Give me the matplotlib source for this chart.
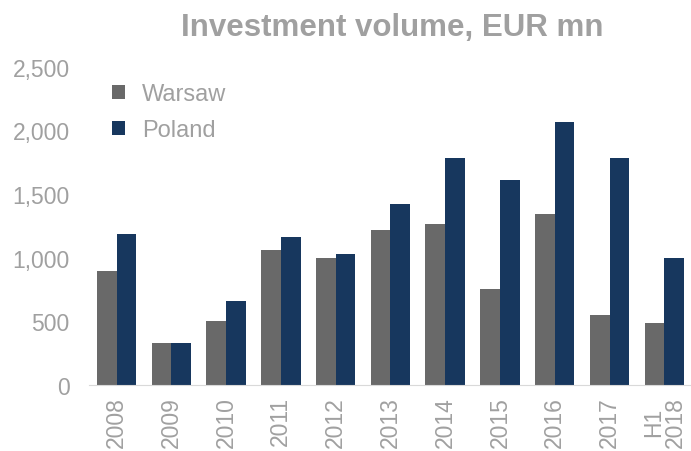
import matplotlib.pyplot as plt
import numpy as np

# Investment volume by year, EUR mn
years = ['2008', '2009', '2010', '2011', '2012', '2013', '2014',
         '2015', '2016', '2017', 'H1\n2018']
warsaw = [895, 330, 505, 1060, 1000, 1220, 1265, 755, 1345, 550, 490]
poland = [1190, 330, 660, 1160, 1030, 1425, 1780, 1610, 2065, 1780, 1000]

grey_txt = '#a0a0a0'
plt.rcParams['font.family'] = ['Liberation Sans', 'DejaVu Sans']

fig = plt.figure(figsize=(6.91, 4.52), dpi=100)
ax = fig.add_axes([0.129, 0.146, 0.872, 0.704])

x = np.arange(len(years))
w = 0.36
ax.bar(x - w/2, warsaw, width=w, color='#696969', label='Warsaw')
ax.bar(x + w/2, poland, width=w, color='#17375e', label='Poland')

ax.set_xlim(-0.5, len(years) - 0.5)
ax.set_ylim(0, 2500)
ax.set_yticks(np.arange(0, 2501, 500))
ax.yaxis.set_major_formatter(plt.FuncFormatter(lambda v, p: f'{int(v):,}'))
ax.set_xticks(x)
ax.set_xticklabels(years, rotation=90, linespacing=0.95)
ax.tick_params(axis='both', length=0, labelsize=16.5, colors=grey_txt)
ax.tick_params(axis='y', pad=14)
ax.tick_params(axis='x', pad=8)

for s in ['top', 'right', 'left']:
    ax.spines[s].set_visible(False)
ax.spines['bottom'].set_color('#d9d9d9')

fig.text(0.567, 0.937, 'Investment volume, EUR mn', ha='center', va='center',
         fontsize=22.5, fontweight='bold', color=grey_txt)

leg = ax.legend(loc='upper left', bbox_to_anchor=(0.003, 1.015), frameon=False,
                fontsize=17, handlelength=0.55, handleheight=0.55,
                handletextpad=0.7, labelspacing=0.6)
for t in leg.get_texts():
    t.set_color(grey_txt)

fig.savefig('out.png', dpi=100)
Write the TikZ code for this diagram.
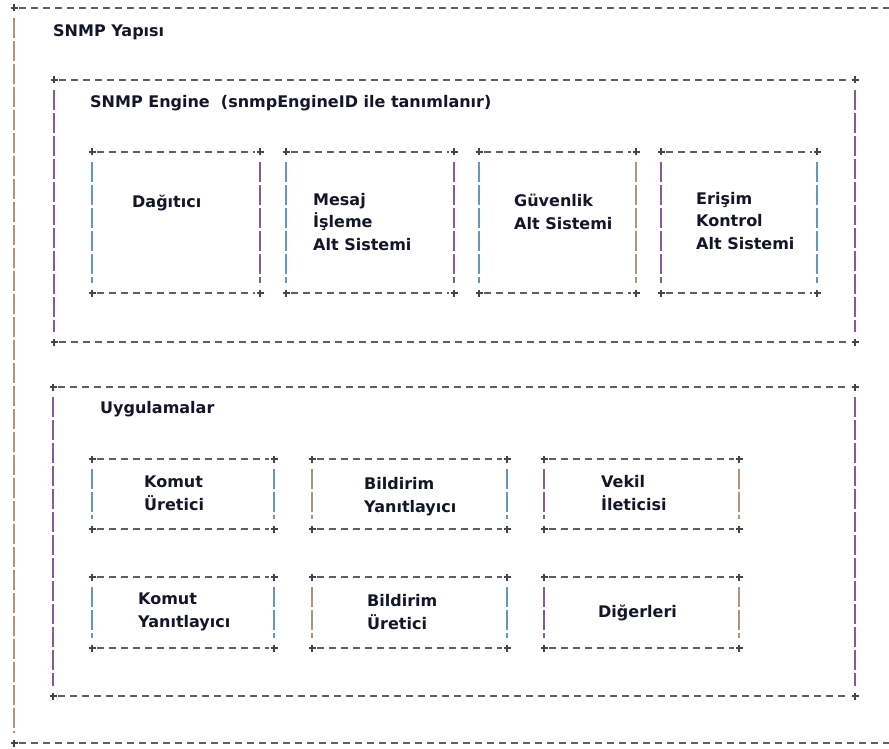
\documentclass[tikz,border=0pt]{standalone}
\usepackage{fontspec}
\setmainfont{DejaVu Sans}
\definecolor{hgray}{HTML}{5E5E66}
\definecolor{cgray}{HTML}{44444E}
\definecolor{vpurple}{HTML}{845C94}
\definecolor{vblue}{HTML}{6696BC}
\definecolor{vtan}{HTML}{B09478}
\definecolor{ink}{HTML}{15152A}
\tikzset{
  hdash/.style={draw=hgray, line width=1.3pt, dash pattern=on 7pt off 5pt},
  vdash/.style={line width=1.6pt, dash pattern=on 20pt off 3pt},
  cross/.style={draw=cgray, line width=1.4pt},
  lbl/.style={font=\fontsize{16}{22.5}\selectfont\bfseries, text=ink,
              inner sep=0pt, anchor=base west, align=left},
}
% dashed ascii-style frame: x1, y1, x2, y2, left colour, right colour
\newcommand{\asciibox}[6]{%
  \draw[hdash] (#1+5,#2) -- (#3-5,#2);
  \draw[hdash] (#1+5,#4) -- (#3-5,#4);
  \draw[vdash,draw=#5] (#1,#2+10) -- (#1,#4-10);
  \draw[vdash,draw=#6] (#3,#2+10) -- (#3,#4-10);
  \foreach \cx/\cy in {#1/#2,#3/#2,#1/#4,#3/#4}
    \draw[cross] (\cx-3.5,\cy) -- (\cx+3.5,\cy) (\cx,\cy-3.5) -- (\cx,\cy+3.5);
}
\begin{document}
\begin{tikzpicture}[x=1pt,y=-1pt]
\useasboundingbox (0,0) rectangle (889,749);

% outer frame (open to the right)
\draw[hdash] (19,8) -- (889,8);
\draw[hdash] (19,743) -- (889,743);
\draw[vdash,draw=vtan] (14,18) -- (14,733);
\foreach \cy in {8,743}
  \draw[cross] (10.5,\cy) -- (17.5,\cy) (14,\cy-3.5) -- (14,\cy+3.5);
\node[lbl] (yapi) at (53,37) {SNMP Yapısı};

% engine
\asciibox{54}{80}{855}{342}{vpurple}{vpurple}
\node[lbl] (engine) at (90,108) {SNMP Engine\ \ (snmpEngineID ile tanımlanır)};

\asciibox{92}{152}{260}{293}{vblue}{vpurple}
\asciibox{286}{152}{454}{293}{vblue}{vpurple}
\asciibox{479}{152}{636}{293}{vblue}{vtan}
\asciibox{661}{152}{817}{293}{vpurple}{vblue}

% multi-line labels are anchored at the baseline of their last line
\node[lbl] (dagitici) at (132,207) {Dağıtıcı};
\node[lbl] (mesaj) at (313,250) {Mesaj\\İşleme\\Alt Sistemi};
\node[lbl] (guvenlik) at (514,229) {Güvenlik\\Alt Sistemi};
\node[lbl] (erisim) at (696,249) {Erişim\\Kontrol\\Alt Sistemi};

% applications
\asciibox{53}{387}{855}{696}{vpurple}{vpurple}
\node[lbl] (uyg) at (100,413) {Uygulamalar};

\asciibox{92}{459}{274}{529}{vblue}{vblue}
\asciibox{312}{459}{507}{529}{vtan}{vblue}
\asciibox{544}{459}{739}{529}{vpurple}{vtan}
\asciibox{92}{577}{274}{648}{vblue}{vblue}
\asciibox{312}{577}{507}{648}{vtan}{vblue}
\asciibox{544}{577}{739}{648}{vpurple}{vtan}

\node[lbl] (kuretici) at (144,510) {Komut\\Üretici};
\node[lbl] (byanit) at (364,512) {Bildirim\\Yanıtlayıcı};
\node[lbl] (vekil) at (601,510) {Vekil\\İleticisi};
\node[lbl] (kyanit) at (138,627) {Komut\\Yanıtlayıcı};
\node[lbl] (buretici) at (367,629) {Bildirim\\Üretici};
\node[lbl] (diger) at (598,617) {Diğerleri};
\end{tikzpicture}
\end{document}
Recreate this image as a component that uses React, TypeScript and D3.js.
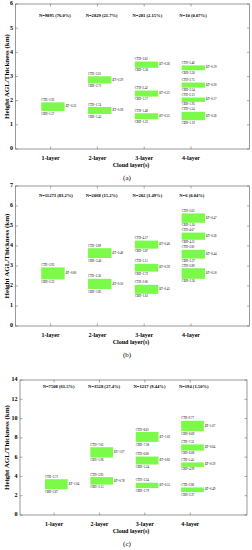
import { useRef, useEffect } from 'react'
import * as d3 from 'd3'

const layers = ['1-layer', '2-layer', '3-layer', '4-layer']

// panel (a)
const nLabelsA = ['N=9895 (76.0%)', 'N=2829 (21.7%)', 'N=281 (2.15%)', 'N=10 (0.07%)']
const cthA = [[1.93], [3.01, 1.74], [3.62, 2.42, 1.48], [3.46, 2.75, 2.13, 1.54]]
const cbhA = [[1.57], [2.71, 1.45], [3.36, 2.17, 1.23], [3.26, 2.54, 1.95, 1.19]]
const dtA = [[0.35], [0.29, 0.28], [0.26, 0.25, 0.25], [0.19, 0.2, 0.17, 0.36]]

// panel (b)
const nLabelsB = ['N=11273 (83.2%)', 'N=2068 (15.2%)', 'N=202 (1.49%)', 'N=6 (0.04%)']
const cthB = [[2.93], [3.89, 2.36], [4.27, 3.11, 2.06], [5.63, 4.67, 3.81, 2.89]]
const cbhB = [[2.33], [3.4, 1.85], [3.87, 2.72, 1.61], [5.16, 4.31, 3.37, 2.36]]
const dtB = [[0.6], [0.48, 0.5], [0.4, 0.39, 0.45], [0.47, 0.36, 0.44, 0.5]]

// panel (c)
const nLabelsC = ['N=7508 (61.5%)', 'N=3528 (27.4%)', 'N=1217 (9.44%)', 'N=194 (1.50%)']
const cthC = [[3.71], [7.03, 3.93], [8.61, 6.06, 3.34], [9.77, 7.32, 5.45, 2.86]]
const cbhC = [[2.67], [5.96, 3.15], [7.58, 5.24, 2.79], [8.69, 6.68, 4.99, 2.37]]
const dtC = [[1.04], [1.07, 0.78], [1.03, 0.82, 0.55], [1.07, 0.64, 0.59, 0.49]]

const fmt = d3.format('.2f')
const serif = '"Liberation Serif", "DejaVu Serif", serif'

interface Panel {
  top: number
  bottom: number
  left: number
  right: number
  yMax: number
  yStep: number
  nY: number
  labelX: number
  tag: string
  n: string[]
  cth: number[][]
  cbh: number[][]
  dt: number[][]
}

const panels: Panel[] = [
  { top: 4, bottom: 149, left: 15.5, right: 249.5, yMax: 6, yStep: 1, nY: 5.5, labelX: 7.5, tag: '(a)', n: nLabelsA, cth: cthA, cbh: cbhA, dt: dtA },
  { top: 186, bottom: 326, left: 15.5, right: 249.5, yMax: 7, yStep: 1, nY: 6.5, labelX: 7.5, tag: '(b)', n: nLabelsB, cth: cthB, cbh: cbhB, dt: dtB },
  { top: 380, bottom: 515, left: 20, right: 247, yMax: 14, yStep: 2, nY: 13.3, labelX: 7.5, tag: '(c)', n: nLabelsC, cth: cthC, cbh: cbhC, dt: dtC },
]

export default function App() {
  const svgRef = useRef<SVGSVGElement>(null)

  useEffect(() => {
    if (!svgRef.current) return
    const svg = d3.select(svgRef.current)
    svg.selectAll('*').remove()
    svg.append('rect').attr('width', 252).attr('height', 550).attr('fill', '#fff')

    panels.forEach((p) => {
      const x = d3.scaleLinear().domain([0.25, 5.25]).range([p.left, p.right])
      const y = d3.scaleLinear().domain([0, p.yMax]).range([p.bottom, p.top])
      const g = svg.append('g').attr('font-family', serif)
      const yTicks = d3.range(0, p.yMax + 0.001, p.yStep)
      const cats = d3.range(1, layers.length + 1)

      // frame
      g.append('rect')
        .attr('x', p.left).attr('y', p.top)
        .attr('width', p.right - p.left).attr('height', p.bottom - p.top)
        .attr('fill', 'none').attr('stroke', '#555').attr('stroke-width', 0.6)

      // inward ticks
      yTicks.forEach((t) => {
        g.append('line').attr('x1', p.left).attr('x2', p.left + 2.5).attr('y1', y(t)).attr('y2', y(t)).attr('stroke', '#555').attr('stroke-width', 0.5)
        g.append('line').attr('x1', p.right).attr('x2', p.right - 2.5).attr('y1', y(t)).attr('y2', y(t)).attr('stroke', '#555').attr('stroke-width', 0.5)
        g.append('text')
          .attr('x', p.left - 2.5).attr('y', y(t))
          .attr('text-anchor', 'end').attr('dominant-baseline', 'middle')
          .attr('font-size', 6).attr('font-weight', 'bold')
          .text(String(t))
      })
      cats.forEach((c, i) => {
        g.append('line').attr('x1', x(c)).attr('x2', x(c)).attr('y1', p.bottom).attr('y2', p.bottom - 2.5).attr('stroke', '#555').attr('stroke-width', 0.5)
        g.append('line').attr('x1', x(c)).attr('x2', x(c)).attr('y1', p.top).attr('y2', p.top + 2.5).attr('stroke', '#555').attr('stroke-width', 0.5)
        g.append('text')
          .attr('x', x(c)).attr('y', p.bottom + 10)
          .attr('text-anchor', 'middle').attr('dominant-baseline', 'middle')
          .attr('font-size', 6).attr('font-weight', 'bold')
          .text(layers[i])
        g.append('text')
          .attr('x', x(c - 0.25)).attr('y', y(p.nY))
          .attr('dominant-baseline', 'middle')
          .attr('font-size', 4.6).attr('font-weight', 'bold')
          .text(p.n[i])

        // bars
        p.cth[i].forEach((top, j) => {
          const bot = p.cbh[i][j]
          const x0 = x(c - 0.2)
          const x1 = x(c + 0.3)
          g.append('rect')
            .attr('x', x0).attr('y', y(top))
            .attr('width', x1 - x0).attr('height', y(bot) - y(top))
            .attr('fill', '#7cfa4a')
          g.append('text')
            .attr('x', x0).attr('y', y(top) - 1.4)
            .attr('font-size', 3).text(`CTH=${fmt(top)}`)
          g.append('text')
            .attr('x', x0).attr('y', y(bot) + 3.6)
            .attr('font-size', 3).text(`CBH=${fmt(bot)}`)
          g.append('text')
            .attr('x', x1 + 0.8).attr('y', (y(top) + y(bot)) / 2)
            .attr('dominant-baseline', 'middle')
            .attr('font-size', 3).text(`ΔT=${fmt(p.dt[i][j])}`)
        })
      })

      // axis titles
      g.append('text')
        .attr('x', 131).attr('y', p.bottom + 17)
        .attr('text-anchor', 'middle').attr('dominant-baseline', 'middle')
        .attr('font-size', 6).attr('font-weight', 'bold')
        .text('Cloud layer(s)')
      g.append('text')
        .attr('transform', `translate(${p.labelX},${(p.top + p.bottom) / 2}) rotate(-90)`)
        .attr('text-anchor', 'middle').attr('dominant-baseline', 'middle')
        .attr('font-size', 7).attr('font-weight', 'bold')
        .text('Height AGL/Thickness (km)')
      g.append('text')
        .attr('x', 127).attr('y', p.bottom + 29)
        .attr('text-anchor', 'middle').attr('dominant-baseline', 'middle')
        .attr('font-size', 7)
        .text(p.tag)
    })
  }, [])

  return (
    <svg ref={svgRef} width={252} height={550} style={{ position: 'absolute', left: 0, top: 0 }} />
  )
}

-*-*-

# Work to be completed:
Reproduce the records above from their first line to the line bearing "import numpy as np", both ends included, leaving every picture out.

# Complete output:
Give me the matplotlib source for this chart.
import matplotlib.pyplot as plt
import numpy as np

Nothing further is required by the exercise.